Problem | Gather each line of the entries below that includes "standalone".
[Start of Data for the task]
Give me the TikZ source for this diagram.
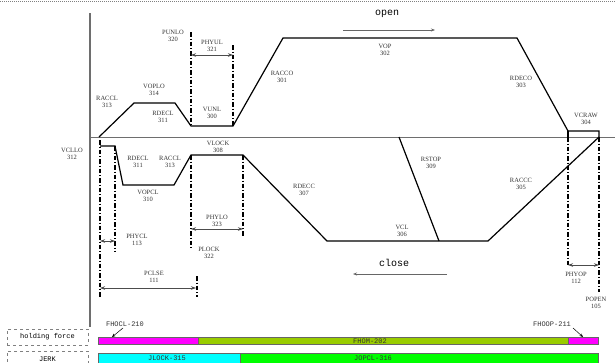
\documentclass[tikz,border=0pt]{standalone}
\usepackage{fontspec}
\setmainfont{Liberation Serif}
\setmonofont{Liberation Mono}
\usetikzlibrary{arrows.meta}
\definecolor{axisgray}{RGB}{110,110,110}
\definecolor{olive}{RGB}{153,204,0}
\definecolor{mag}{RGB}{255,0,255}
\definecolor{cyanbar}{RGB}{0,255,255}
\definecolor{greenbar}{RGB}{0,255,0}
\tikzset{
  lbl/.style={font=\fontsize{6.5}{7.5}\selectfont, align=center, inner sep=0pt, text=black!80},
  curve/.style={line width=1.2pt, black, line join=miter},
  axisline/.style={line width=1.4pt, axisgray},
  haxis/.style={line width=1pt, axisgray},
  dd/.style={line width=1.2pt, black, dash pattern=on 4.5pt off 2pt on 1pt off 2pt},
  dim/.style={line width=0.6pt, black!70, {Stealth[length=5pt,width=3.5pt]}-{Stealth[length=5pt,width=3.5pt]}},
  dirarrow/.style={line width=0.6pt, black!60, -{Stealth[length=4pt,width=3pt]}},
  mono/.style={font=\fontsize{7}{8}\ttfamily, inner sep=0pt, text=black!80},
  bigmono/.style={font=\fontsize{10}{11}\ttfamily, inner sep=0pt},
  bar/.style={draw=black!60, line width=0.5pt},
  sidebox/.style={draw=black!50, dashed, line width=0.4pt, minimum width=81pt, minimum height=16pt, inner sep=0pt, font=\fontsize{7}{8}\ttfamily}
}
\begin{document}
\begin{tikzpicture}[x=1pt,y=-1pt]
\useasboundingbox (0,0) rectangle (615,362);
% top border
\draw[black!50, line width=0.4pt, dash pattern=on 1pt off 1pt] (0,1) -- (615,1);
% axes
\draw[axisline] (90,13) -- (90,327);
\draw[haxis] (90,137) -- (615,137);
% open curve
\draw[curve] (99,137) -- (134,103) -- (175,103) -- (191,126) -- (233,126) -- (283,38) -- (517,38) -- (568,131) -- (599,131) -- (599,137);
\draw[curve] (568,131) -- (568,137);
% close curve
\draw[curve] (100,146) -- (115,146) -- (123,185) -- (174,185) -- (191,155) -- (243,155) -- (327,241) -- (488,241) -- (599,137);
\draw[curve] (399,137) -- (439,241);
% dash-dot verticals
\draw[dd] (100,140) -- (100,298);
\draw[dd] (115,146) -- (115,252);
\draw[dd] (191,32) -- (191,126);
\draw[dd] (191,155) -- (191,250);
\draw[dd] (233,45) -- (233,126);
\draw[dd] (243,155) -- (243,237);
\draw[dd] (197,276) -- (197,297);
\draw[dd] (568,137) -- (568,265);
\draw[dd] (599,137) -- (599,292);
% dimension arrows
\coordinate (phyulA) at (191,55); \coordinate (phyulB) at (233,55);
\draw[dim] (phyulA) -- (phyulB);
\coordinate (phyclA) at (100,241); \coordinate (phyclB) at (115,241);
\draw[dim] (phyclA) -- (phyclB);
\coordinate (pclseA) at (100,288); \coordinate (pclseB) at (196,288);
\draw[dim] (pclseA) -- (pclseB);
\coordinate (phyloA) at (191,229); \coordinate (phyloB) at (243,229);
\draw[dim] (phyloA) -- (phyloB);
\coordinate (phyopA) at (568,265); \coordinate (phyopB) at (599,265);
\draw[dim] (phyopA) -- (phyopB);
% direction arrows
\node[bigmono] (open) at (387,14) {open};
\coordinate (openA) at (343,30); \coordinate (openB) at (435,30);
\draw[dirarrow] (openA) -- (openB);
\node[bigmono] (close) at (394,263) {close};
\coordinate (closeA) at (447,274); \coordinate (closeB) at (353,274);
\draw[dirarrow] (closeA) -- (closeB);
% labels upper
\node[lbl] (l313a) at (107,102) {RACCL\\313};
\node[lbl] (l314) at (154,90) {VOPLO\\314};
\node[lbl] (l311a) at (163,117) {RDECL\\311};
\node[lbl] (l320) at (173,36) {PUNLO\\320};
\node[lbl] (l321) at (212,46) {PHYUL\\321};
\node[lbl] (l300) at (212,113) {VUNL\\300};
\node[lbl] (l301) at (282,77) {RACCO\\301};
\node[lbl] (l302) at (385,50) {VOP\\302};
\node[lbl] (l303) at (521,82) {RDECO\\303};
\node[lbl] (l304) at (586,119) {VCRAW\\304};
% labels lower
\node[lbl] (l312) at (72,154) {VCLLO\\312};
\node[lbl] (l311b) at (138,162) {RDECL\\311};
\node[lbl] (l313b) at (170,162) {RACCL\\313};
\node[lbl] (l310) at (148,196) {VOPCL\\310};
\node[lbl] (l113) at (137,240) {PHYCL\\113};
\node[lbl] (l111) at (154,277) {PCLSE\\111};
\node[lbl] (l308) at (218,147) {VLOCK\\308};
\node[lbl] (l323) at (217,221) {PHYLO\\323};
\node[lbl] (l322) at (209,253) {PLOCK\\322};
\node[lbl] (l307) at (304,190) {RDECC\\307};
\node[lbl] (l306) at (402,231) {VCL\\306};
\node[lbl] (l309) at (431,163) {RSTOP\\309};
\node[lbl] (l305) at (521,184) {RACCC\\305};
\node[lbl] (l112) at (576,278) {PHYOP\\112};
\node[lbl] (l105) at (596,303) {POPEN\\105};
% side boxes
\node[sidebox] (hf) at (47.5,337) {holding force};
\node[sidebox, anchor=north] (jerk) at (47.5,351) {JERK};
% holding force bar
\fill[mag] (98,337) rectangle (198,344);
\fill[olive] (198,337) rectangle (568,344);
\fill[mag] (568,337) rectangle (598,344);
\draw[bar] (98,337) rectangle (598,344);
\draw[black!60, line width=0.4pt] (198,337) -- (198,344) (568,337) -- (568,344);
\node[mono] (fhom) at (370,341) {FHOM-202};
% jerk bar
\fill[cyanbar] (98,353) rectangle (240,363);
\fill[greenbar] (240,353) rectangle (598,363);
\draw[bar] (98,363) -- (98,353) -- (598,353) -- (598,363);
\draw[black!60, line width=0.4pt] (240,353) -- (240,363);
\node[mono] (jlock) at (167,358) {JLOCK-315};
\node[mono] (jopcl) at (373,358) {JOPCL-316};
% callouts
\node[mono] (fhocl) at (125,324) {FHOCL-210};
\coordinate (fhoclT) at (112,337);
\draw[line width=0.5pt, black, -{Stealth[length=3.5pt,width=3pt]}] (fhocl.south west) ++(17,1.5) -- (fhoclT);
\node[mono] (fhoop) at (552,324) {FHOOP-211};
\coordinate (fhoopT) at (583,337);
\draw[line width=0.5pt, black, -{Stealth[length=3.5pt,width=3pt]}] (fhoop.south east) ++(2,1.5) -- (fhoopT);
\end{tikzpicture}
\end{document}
[End of Data for the task]
[Start of Data for the task]
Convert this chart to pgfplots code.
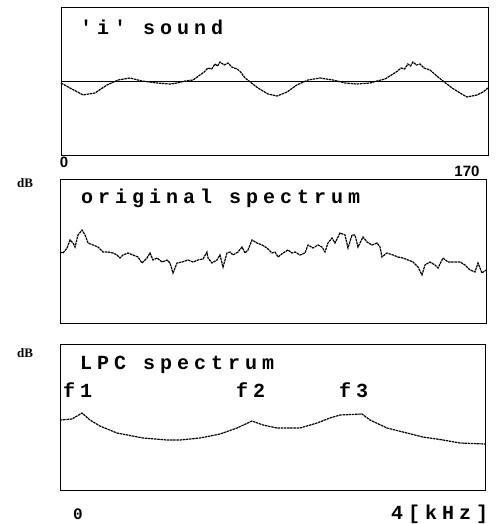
[End of Data for the task]
[Start of Data for the task]
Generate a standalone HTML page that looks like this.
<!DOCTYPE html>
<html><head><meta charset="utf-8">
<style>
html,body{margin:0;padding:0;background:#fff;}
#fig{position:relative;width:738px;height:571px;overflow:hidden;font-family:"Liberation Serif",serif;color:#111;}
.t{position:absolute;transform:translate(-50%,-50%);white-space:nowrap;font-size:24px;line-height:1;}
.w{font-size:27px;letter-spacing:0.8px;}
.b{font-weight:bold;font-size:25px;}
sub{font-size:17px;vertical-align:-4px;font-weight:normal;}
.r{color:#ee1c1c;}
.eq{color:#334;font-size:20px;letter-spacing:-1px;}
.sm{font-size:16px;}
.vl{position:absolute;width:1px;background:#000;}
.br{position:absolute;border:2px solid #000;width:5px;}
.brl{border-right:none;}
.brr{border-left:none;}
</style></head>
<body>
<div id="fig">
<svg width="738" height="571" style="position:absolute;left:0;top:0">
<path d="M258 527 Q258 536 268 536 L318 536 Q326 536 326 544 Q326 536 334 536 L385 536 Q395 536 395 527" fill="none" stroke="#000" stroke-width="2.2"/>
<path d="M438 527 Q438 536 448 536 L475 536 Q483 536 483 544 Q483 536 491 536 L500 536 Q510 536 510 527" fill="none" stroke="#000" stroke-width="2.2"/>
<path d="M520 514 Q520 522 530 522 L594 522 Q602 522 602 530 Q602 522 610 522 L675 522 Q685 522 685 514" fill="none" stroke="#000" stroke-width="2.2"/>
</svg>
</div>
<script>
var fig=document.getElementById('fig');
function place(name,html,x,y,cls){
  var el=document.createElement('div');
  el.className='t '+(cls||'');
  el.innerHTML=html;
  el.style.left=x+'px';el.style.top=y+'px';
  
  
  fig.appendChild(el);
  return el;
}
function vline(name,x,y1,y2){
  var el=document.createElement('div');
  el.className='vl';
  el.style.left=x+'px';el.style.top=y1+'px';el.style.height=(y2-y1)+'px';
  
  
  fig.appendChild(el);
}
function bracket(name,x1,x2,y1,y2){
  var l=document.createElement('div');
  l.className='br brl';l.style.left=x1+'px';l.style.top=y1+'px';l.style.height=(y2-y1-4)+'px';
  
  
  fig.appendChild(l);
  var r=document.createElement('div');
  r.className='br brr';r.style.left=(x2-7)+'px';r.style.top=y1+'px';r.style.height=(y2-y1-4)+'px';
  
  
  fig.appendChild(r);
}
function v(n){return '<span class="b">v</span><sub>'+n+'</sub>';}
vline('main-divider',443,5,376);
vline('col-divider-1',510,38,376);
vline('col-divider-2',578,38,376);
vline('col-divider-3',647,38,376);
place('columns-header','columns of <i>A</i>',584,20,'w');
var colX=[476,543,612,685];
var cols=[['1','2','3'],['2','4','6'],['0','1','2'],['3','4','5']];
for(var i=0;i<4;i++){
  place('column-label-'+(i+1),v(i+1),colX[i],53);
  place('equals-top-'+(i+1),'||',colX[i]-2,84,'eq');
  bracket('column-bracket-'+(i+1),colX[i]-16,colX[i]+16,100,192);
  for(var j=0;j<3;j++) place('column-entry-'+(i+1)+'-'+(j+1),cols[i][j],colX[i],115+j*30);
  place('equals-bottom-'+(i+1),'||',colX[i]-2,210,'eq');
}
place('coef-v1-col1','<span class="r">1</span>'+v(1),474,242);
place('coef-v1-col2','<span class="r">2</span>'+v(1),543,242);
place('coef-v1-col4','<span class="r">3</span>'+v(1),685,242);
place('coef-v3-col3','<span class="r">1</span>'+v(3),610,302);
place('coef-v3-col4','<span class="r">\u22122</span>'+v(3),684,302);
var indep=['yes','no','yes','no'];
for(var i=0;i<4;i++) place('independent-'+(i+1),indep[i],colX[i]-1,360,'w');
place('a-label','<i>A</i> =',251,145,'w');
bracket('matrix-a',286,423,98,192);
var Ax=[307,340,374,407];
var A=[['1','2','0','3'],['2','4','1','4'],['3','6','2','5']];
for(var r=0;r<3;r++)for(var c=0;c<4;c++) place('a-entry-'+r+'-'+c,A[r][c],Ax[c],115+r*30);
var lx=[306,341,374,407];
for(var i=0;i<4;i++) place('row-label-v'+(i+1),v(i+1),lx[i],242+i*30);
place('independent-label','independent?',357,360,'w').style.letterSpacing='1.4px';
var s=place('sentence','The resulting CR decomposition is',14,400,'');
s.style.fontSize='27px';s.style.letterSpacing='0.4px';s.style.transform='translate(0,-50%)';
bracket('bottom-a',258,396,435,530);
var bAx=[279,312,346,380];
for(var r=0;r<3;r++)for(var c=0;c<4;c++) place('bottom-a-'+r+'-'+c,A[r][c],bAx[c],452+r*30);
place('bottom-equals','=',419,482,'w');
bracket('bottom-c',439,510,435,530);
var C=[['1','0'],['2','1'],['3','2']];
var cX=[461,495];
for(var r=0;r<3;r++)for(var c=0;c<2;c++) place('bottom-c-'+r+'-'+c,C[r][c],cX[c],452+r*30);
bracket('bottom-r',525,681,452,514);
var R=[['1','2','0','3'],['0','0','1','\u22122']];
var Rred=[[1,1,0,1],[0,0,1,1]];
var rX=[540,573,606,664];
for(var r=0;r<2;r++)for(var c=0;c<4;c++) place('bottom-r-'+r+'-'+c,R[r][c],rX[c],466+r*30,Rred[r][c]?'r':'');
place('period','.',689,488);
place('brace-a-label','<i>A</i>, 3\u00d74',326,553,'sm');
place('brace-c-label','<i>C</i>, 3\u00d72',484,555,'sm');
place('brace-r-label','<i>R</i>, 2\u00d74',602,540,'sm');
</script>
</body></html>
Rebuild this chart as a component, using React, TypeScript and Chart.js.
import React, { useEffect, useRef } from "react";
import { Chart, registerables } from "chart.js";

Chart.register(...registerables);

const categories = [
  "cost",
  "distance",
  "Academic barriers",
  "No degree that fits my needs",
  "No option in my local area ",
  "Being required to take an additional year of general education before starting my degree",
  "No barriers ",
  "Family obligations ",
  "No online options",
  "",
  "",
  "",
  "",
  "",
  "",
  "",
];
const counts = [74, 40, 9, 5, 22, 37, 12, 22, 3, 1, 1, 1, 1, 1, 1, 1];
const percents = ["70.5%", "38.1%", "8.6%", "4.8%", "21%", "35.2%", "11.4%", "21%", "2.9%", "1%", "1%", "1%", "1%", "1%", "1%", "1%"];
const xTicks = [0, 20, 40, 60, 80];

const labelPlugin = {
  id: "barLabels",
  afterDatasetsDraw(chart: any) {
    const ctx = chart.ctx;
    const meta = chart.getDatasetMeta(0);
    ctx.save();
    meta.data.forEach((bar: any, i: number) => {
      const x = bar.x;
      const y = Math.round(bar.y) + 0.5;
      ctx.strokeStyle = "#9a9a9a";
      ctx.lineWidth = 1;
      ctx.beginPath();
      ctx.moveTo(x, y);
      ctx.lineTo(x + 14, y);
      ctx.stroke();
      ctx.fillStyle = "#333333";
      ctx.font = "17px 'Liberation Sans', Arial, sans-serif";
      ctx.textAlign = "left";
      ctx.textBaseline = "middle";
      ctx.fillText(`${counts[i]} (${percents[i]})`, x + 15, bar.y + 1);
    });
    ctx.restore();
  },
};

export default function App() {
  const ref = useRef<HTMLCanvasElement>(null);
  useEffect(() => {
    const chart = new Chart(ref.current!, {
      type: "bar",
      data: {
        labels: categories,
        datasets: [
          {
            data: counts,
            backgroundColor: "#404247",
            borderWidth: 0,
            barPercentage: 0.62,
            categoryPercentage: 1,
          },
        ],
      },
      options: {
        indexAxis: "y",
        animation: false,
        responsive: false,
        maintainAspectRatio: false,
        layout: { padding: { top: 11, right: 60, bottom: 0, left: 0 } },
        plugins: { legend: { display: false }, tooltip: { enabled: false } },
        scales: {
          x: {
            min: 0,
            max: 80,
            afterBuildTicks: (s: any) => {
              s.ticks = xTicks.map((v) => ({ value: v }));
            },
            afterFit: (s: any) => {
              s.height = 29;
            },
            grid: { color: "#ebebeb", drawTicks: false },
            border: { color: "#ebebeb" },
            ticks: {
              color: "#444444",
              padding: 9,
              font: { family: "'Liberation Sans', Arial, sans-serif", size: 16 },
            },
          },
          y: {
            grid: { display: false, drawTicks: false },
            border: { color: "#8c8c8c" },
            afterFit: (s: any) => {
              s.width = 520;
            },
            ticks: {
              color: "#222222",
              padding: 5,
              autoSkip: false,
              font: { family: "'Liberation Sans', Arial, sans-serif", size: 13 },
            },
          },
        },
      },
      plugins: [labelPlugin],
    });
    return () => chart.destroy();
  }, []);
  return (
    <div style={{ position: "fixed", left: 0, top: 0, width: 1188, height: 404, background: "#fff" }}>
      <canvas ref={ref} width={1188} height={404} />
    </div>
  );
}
[End of Data for the task]
Completed task |
\documentclass[tikz,border=0pt]{standalone}
Generate a standalone HTML page that looks like this.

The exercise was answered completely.